You may not be surprised to learn that Pittsburgh Steelers third-year inside linebacker Ryan Shazier had another strong game to open the season on Monday night, finishing with six total tackles, one forced fumble, one interception, and one pass defensed. But you may also find yourself experiencing déjà vu upon reading that he did not finish the game.
Shazier appeared to suffer a knee injury on the second play of the fourth quarter as he was driving to the ground to make a tackle on the tight end over the middle of the field on a five-yard reception. His knee seemed to drive into the turf for his efforts, and he tapped his helmet prior to the next snap to signal that he would be checking out, which he did two plays later.
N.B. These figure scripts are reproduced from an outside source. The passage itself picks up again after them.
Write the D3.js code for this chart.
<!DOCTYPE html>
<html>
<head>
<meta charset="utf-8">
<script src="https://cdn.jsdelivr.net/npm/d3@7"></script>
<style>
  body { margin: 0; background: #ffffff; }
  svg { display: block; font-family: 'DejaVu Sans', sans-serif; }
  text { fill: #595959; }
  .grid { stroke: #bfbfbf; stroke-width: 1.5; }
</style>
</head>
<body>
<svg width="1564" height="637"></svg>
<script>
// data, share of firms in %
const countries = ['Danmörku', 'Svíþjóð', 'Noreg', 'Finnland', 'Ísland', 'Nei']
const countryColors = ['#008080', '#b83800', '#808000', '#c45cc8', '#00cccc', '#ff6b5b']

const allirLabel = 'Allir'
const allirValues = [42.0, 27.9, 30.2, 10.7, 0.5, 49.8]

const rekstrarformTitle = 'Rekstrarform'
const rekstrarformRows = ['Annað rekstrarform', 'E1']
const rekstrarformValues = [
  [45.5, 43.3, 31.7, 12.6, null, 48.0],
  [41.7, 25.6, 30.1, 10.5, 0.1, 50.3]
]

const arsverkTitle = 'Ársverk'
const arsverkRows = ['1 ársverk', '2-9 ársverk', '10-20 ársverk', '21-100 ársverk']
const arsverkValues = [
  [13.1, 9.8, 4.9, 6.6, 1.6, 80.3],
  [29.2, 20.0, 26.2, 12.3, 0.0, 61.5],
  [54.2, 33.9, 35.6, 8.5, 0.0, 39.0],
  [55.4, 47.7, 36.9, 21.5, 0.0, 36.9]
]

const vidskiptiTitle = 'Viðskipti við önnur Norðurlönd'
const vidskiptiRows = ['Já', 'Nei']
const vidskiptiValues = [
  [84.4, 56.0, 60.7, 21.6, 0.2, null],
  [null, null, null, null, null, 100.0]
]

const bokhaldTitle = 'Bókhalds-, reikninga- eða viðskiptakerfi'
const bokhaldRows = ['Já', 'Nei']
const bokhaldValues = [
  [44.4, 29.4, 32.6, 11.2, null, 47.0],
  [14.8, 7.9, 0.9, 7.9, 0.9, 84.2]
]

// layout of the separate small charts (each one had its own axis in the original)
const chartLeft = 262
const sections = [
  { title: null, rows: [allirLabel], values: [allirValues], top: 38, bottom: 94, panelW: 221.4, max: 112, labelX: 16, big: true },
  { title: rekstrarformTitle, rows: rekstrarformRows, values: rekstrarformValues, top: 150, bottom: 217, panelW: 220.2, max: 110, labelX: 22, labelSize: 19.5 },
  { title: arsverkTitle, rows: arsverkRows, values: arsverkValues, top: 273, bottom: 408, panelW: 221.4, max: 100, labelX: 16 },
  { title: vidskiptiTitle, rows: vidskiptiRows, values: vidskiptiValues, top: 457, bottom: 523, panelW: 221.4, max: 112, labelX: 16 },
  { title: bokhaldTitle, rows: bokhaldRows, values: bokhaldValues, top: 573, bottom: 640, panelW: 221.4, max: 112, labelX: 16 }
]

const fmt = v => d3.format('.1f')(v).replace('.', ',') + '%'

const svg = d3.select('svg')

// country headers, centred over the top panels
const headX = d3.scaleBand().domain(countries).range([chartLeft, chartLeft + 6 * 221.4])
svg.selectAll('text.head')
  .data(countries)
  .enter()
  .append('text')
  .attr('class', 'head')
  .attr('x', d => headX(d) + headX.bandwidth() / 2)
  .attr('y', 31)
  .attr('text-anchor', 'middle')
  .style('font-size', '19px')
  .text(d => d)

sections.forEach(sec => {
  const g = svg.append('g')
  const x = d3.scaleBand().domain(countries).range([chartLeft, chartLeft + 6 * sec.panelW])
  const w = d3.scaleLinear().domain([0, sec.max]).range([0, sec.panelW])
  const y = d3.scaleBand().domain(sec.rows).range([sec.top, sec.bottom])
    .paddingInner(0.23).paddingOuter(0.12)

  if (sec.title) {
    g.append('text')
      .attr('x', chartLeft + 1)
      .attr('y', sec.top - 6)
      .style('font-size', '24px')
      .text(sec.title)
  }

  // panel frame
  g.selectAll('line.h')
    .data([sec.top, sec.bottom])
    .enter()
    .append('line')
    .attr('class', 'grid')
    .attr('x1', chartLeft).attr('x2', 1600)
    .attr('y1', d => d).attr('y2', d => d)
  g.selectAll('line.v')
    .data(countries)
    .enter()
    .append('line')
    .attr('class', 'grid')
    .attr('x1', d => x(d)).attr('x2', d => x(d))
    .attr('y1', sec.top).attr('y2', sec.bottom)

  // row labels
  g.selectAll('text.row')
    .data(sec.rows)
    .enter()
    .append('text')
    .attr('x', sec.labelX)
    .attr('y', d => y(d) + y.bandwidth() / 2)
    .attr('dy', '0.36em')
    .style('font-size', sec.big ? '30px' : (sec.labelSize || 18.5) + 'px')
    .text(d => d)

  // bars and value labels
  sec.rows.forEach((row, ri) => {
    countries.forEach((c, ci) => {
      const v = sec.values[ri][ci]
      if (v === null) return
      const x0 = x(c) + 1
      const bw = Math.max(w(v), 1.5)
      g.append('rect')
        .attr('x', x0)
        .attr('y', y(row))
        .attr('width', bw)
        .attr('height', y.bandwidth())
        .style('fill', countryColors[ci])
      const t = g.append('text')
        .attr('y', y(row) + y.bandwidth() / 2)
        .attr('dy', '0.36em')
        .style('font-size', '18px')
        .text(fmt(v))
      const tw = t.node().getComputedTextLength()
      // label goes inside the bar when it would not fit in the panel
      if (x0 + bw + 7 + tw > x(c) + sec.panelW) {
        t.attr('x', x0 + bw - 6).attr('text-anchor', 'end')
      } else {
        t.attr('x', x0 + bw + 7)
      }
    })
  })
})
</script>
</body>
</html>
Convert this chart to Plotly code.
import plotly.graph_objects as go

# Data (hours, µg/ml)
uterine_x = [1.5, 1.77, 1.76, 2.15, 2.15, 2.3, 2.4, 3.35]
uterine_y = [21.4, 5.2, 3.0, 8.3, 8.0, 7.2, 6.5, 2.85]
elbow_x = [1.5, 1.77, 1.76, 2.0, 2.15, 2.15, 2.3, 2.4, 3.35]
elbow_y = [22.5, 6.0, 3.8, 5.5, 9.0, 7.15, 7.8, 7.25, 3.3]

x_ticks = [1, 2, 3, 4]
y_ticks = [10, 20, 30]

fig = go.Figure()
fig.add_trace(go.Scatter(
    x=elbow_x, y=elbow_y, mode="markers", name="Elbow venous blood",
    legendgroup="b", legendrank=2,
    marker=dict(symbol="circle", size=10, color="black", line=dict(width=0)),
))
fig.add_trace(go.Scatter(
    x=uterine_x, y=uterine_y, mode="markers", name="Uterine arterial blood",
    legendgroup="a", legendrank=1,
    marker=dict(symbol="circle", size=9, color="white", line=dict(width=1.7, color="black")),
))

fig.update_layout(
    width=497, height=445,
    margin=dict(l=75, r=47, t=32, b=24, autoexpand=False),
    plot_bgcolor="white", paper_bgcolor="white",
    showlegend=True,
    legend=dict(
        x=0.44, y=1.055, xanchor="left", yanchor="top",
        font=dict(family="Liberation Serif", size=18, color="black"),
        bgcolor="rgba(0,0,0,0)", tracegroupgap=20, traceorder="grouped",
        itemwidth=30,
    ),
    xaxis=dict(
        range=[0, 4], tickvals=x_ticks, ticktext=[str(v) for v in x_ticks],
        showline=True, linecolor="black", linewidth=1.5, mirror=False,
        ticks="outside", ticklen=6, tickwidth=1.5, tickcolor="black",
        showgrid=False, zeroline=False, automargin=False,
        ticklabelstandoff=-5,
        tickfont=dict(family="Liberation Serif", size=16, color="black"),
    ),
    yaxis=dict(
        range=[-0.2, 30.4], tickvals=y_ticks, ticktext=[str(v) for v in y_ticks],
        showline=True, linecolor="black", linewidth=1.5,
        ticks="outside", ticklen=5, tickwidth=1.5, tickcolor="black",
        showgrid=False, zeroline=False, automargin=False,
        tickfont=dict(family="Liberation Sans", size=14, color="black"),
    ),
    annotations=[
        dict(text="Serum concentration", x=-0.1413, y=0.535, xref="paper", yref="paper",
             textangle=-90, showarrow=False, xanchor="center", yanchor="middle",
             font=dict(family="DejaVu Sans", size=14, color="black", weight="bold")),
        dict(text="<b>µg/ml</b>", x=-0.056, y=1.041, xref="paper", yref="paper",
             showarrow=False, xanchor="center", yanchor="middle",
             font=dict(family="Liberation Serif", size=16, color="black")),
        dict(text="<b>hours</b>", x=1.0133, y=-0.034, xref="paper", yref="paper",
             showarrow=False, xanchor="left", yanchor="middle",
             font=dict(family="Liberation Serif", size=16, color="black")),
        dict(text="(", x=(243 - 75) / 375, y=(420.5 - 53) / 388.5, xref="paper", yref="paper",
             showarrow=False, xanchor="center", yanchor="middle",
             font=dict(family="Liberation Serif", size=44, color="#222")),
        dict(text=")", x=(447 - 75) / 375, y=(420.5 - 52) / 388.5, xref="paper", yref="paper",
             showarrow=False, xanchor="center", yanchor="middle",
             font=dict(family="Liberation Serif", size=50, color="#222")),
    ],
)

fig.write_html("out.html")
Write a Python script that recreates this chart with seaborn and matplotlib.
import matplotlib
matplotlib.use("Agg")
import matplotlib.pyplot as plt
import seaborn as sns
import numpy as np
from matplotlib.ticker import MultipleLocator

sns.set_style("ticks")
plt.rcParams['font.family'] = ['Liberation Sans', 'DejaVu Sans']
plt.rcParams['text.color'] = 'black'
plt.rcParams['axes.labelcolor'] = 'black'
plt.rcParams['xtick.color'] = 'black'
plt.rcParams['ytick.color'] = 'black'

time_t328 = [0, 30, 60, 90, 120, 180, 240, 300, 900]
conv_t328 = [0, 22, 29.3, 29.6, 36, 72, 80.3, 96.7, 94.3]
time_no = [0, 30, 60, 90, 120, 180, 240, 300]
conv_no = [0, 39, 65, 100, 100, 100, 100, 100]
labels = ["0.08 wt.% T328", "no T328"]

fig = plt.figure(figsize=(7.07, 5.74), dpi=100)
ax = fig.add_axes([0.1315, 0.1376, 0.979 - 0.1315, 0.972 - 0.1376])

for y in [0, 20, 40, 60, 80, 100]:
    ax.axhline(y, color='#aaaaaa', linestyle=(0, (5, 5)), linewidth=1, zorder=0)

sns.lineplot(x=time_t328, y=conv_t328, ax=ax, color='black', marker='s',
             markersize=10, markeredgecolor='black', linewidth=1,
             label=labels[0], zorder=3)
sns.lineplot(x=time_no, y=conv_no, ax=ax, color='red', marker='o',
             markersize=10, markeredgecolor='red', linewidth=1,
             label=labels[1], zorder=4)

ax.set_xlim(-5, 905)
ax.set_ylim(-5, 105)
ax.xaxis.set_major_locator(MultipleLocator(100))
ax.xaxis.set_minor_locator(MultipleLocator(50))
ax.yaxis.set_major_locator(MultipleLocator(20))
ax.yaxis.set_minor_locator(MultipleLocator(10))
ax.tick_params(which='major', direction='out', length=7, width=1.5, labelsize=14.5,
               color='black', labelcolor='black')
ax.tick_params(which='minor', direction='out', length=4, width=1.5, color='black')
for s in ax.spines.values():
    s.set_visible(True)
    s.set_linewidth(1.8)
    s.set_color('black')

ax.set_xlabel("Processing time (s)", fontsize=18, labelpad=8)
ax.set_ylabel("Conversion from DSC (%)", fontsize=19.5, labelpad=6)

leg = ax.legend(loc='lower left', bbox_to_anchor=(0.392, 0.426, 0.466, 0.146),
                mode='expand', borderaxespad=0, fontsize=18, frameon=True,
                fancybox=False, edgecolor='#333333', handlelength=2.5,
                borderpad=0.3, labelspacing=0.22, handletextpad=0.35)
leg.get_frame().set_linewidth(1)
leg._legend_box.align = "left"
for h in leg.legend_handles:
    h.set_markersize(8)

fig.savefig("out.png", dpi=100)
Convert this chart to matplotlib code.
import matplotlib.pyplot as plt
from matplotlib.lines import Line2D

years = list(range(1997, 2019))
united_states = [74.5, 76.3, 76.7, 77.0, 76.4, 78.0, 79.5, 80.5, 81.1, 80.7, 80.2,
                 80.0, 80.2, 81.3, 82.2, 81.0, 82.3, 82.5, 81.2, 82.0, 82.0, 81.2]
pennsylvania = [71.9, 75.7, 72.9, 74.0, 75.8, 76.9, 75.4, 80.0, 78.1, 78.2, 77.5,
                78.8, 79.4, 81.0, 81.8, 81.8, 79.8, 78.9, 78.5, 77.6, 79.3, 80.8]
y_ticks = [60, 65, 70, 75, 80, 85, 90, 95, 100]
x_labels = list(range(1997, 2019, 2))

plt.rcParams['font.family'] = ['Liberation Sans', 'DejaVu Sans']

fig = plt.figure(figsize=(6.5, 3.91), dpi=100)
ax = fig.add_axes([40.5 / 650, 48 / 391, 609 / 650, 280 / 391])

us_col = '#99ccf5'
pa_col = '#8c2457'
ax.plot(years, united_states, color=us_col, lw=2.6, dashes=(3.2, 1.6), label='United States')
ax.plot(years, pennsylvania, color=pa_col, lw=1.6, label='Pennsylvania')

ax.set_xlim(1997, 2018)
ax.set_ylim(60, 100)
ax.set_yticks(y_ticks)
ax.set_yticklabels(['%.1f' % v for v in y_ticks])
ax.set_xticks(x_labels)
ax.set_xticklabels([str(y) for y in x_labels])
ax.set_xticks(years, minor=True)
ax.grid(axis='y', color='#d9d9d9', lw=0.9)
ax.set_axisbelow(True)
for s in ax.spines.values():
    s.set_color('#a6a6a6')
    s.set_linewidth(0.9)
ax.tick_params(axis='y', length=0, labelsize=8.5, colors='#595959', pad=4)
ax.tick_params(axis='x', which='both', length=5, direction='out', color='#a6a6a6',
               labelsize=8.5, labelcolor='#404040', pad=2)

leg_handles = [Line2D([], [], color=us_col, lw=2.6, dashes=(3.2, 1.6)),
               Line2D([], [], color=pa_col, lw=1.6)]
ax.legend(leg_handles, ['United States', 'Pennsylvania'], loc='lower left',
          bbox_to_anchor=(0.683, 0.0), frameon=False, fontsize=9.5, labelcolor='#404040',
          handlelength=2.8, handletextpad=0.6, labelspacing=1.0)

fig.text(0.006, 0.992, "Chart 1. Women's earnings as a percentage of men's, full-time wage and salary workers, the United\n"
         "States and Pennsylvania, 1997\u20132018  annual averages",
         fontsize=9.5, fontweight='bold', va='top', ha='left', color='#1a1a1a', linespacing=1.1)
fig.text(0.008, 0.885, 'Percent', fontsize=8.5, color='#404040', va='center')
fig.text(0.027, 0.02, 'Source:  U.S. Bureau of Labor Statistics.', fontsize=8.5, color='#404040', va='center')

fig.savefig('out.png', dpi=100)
But this article is about what happened after Shazier checked out, because defensive coordinator Keith Butler utilized a variety of looks in replacing the former first-round draft pick, using two different players in his place, while also dabbling with a full series of quarter defense.
For the final two plays of that drive that opened the fourth quarter, it was L.J. Fort who checked in to take Shazier’s spot at the mack linebacker position. He missed a tackle, and knocked a fellow defender off the ball carrier, on his first play in the game.
On the Steelers’ next drive, the defense ran strictly with six defensive backs on the field, and the possession started with Fort as the lone inside linebacker on the field, suggesting that he may have been getting the defensive signals. He rushed the passer on the second play and nearly recorded a strip sack.
After that second play, however, Fort was subbed out and Timmons checked in as the lone inside linebacker on the field in the quarter defense for the remaining four plays of the drive.
On the Steelers’ final defensive possession, they did not use the quarter at all, but instead kept Fort on the sideline and brought in Vince Williams, who was the assumed third inside linebacker for either spot, and, really, it is not clear why Williams may not have been brought on the field initially in the first place, with Fort seeing the first four snaps filling in for Shazier.
Neither player registered a tackle in their playing time, though Fort did have the quarterback pressure that forced an incompletion and nearly more. But it showed that Butler was willing to get creative and to mix and match on the fly when presented with the adverse circumstance of losing one of his most crucial defenders in the middle of a game—let alone in the middle of a drive.
Of course, the Redskins scored two plays after Shazier checked out of the game, and his replacement was responsible for creating the 20-yard gain on the first play with him out that set up a first-and-goal at the one. But Washington went scoreless in desperate need of points on its final two possessions, facing a different personnel grouping on each series.